Studio album by Bellefire
- Released: October 2001 (JP) 27 April 2004 (EU)
- Genre: Pop
- Length: 56:47
- Label: Toshiba EMI Japan
- Producer: Paul Staveley O'Duffy; Richard Stannard; Julian Gallagher; Steve Kipner; Andrew Frampton; Jörgen Elofsson; Mathias Venge; Evan Rogers; Carl Sturken; Trevor Steel; John Holliday; David Eriksen; Denis Woods; Rhett Lawrence;

Bellefire chronology
|  | After the Rain (2001) | Spin the Wheel (2004) |

= After the Rain (Bellefire album) =

After the Rain is the debut studio album by Irish girl group Bellefire, released in 2001. It was prevented from being widely released in 2002 by Virgin Records's sudden decision to axe the group. This was in spite of the recent success of their single "All I Want Is You". By that time, the album had only been released in Japan.

The album achieved some success in Japan and spawned the 3 singles, "Perfect Bliss", "Buzzstyle (Find My Way)" and "All I Want Is You".

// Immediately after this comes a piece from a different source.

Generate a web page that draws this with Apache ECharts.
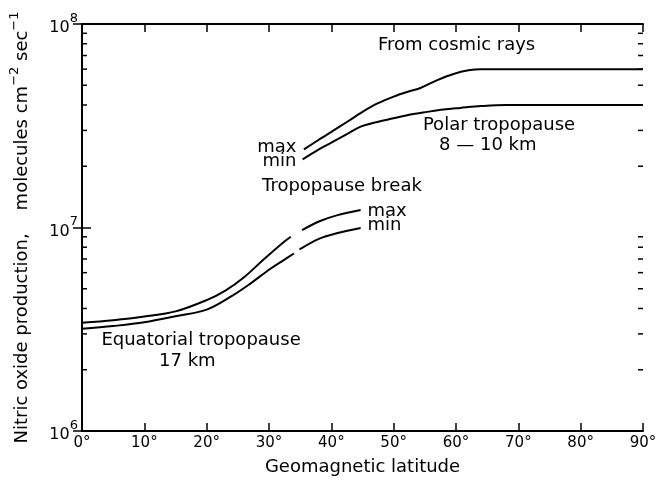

Although not received outside Japan, the European version of the album was to include new tracks.

==Track listing==

| No. | Title | Length |
|---|---|---|
| 1. | "Perfect Bliss" |  |
| 2. | "I Wish I Could But I Can't" |  |
| 3. | "Anywhere Anytime" |  |
| 4. | "Buzzstyle (Find My Way)" |  |
| 5. | "Surrender" |  |
| 6. | "Get You Out Of My Mind" |  |
| 7. | "I Can Make You Fall In Love Again" |  |
| 8. | "All the Money in the World" |  |
| 9. | "Don't Let Me Down" |  |
| 10. | "The Flame" |  |
| 11. | "If Living is Without You" |  |
| 12. | "Each Step That I Take" |  |
| 13. | "Tell Me Now" |  |
| 14. | "All I Want Is You" |  |

==Other==

Bellefire co-wrote 4 of the tracks on the album: Find My Way, Surrender, Don't Let Me Down and If Living Is Without You.

Upon European promotion, Bellefire would regularly perform the track Surrender.

Several songs were recorded for the European release of the album. Confirmed songs:
1. "Got Me by the Heart"
2. "I Hope You Dance"
3. "Light My Fire/ Superstar"
4. "Turnaround"
5. "Don't Leave the Light On"
6. "For You" (rumoured)

"I Hope You Dance" is a cover of the Lee Ann Womack song. The band stated that the song was very uptempo and included wah-wah guitars. The song was later recorded by Ronan Keating.

"Light My Fire/Superstar" was their own acapella harmony version of Lauryn Hill's song, 'Superstar'. Both "Light My Fire /Superstar" and "I Hope You Dance" were both performed live at Leicester Square in April 2002. Turnaround was recorded by Westlife and is the title track of their album.